■ **WRITTEN INSTRUCTION**
In the records below, find each line with the word "this" and copy it.

Records
════════════════════
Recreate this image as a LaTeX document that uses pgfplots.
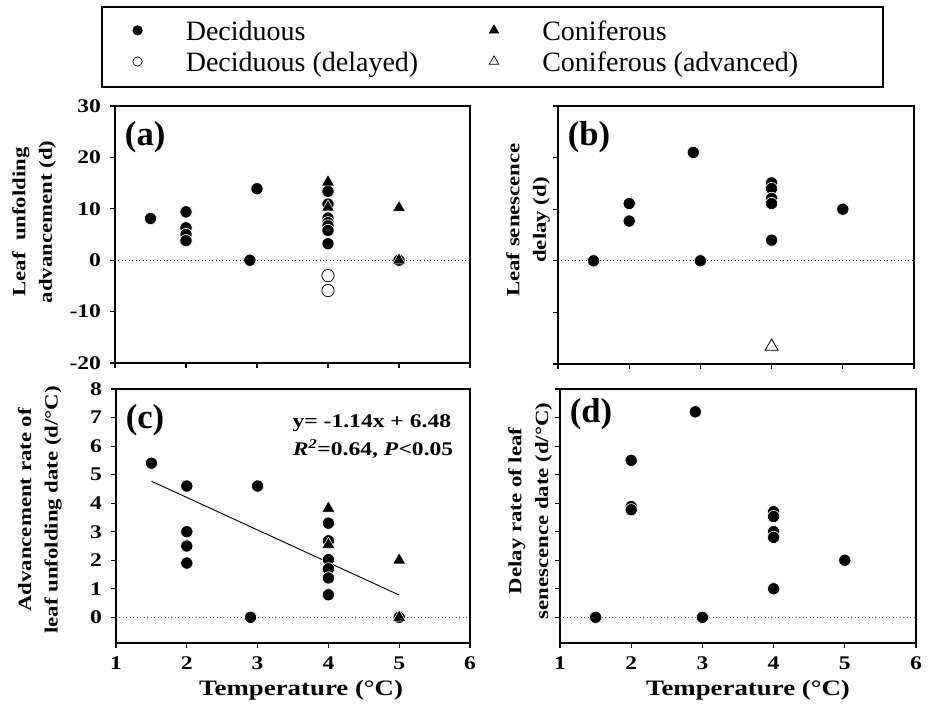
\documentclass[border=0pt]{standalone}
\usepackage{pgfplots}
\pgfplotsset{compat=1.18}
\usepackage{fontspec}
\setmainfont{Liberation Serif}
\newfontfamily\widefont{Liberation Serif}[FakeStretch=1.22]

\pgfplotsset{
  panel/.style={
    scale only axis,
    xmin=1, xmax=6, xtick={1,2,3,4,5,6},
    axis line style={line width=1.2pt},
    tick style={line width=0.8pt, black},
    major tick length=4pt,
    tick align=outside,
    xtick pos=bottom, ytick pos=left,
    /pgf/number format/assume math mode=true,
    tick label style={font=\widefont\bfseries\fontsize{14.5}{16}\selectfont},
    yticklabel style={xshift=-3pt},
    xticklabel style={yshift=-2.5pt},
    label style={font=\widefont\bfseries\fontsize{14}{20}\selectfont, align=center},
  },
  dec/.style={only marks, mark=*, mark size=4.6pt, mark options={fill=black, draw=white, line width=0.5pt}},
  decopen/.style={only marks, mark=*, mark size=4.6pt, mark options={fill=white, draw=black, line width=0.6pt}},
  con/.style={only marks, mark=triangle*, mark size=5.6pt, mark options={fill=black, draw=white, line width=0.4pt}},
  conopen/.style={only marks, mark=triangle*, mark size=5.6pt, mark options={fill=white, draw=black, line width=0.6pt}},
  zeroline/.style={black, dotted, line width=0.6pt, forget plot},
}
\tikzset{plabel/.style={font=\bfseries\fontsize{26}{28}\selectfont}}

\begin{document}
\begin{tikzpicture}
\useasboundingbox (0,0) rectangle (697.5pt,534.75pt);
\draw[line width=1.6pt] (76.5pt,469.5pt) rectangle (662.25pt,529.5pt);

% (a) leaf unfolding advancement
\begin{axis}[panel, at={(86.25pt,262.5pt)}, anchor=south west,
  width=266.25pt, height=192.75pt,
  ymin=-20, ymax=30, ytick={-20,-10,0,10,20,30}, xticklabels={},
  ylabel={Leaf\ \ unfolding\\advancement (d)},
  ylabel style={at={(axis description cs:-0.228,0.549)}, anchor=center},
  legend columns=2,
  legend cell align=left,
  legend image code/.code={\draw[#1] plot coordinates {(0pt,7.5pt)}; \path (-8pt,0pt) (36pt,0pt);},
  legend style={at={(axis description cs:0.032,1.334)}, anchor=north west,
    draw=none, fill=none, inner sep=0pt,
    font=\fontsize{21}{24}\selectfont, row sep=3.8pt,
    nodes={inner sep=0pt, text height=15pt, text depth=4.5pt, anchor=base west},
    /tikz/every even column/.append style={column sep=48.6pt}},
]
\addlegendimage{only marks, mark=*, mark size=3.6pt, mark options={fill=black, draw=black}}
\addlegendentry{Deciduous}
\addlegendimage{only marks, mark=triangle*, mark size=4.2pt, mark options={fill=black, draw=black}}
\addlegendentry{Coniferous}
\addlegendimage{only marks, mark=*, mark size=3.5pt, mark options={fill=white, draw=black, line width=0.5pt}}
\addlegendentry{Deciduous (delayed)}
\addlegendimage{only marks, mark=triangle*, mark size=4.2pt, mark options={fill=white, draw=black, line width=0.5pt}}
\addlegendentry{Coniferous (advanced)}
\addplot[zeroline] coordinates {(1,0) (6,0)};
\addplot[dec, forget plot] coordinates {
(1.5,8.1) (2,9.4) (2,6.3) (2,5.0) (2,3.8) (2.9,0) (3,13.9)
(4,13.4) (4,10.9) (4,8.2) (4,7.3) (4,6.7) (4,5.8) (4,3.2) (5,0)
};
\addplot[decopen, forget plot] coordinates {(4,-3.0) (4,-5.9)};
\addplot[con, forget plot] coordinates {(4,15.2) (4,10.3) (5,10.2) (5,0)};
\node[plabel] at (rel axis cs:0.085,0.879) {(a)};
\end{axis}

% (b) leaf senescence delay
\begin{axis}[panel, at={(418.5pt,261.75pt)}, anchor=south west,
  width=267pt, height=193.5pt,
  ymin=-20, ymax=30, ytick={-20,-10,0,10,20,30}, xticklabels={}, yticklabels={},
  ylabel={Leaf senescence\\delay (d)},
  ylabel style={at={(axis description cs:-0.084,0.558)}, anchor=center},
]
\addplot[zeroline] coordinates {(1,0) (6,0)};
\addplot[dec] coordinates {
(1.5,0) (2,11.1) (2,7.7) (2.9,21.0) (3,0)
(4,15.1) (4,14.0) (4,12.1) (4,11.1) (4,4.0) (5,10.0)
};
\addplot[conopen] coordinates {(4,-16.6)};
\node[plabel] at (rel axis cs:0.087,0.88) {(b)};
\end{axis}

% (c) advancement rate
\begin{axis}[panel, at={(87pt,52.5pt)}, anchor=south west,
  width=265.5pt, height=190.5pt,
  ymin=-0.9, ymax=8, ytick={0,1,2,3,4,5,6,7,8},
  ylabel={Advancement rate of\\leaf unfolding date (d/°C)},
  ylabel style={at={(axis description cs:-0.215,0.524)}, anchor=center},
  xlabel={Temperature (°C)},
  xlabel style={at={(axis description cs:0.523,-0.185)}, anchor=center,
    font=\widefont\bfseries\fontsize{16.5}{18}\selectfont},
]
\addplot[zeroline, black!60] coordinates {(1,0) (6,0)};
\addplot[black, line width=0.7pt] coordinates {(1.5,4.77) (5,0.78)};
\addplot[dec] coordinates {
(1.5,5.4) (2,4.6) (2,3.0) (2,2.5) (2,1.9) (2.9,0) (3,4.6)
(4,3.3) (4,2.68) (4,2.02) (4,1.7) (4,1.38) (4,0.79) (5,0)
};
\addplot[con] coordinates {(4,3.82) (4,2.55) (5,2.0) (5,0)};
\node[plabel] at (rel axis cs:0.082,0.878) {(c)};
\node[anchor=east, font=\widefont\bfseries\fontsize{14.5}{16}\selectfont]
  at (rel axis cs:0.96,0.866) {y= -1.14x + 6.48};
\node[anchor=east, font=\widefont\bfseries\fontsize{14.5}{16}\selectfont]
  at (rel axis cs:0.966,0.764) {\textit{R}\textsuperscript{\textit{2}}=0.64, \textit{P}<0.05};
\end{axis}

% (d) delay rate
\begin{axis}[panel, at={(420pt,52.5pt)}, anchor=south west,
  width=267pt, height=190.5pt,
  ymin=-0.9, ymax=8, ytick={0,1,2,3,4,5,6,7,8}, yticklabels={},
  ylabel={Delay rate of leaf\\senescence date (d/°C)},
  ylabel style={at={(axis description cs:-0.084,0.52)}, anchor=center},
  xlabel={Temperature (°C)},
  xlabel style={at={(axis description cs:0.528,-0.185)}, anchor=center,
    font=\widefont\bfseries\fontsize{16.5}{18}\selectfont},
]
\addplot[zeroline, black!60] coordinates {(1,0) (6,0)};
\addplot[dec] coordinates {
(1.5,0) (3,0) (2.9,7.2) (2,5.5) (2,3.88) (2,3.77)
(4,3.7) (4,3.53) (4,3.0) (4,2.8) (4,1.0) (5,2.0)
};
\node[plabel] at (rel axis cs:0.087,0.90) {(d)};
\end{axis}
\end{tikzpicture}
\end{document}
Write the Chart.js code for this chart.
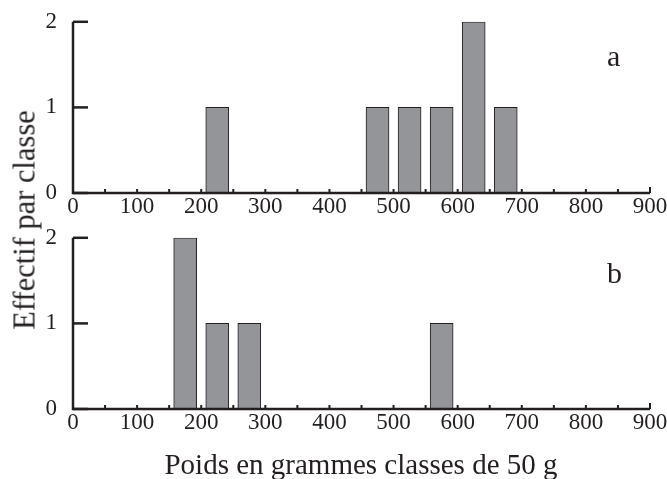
════════════════════
■ **ANSWER IN FULL**
Recreate this image as a LaTeX document that uses pgfplots.
Write the Chart.js code for this chart.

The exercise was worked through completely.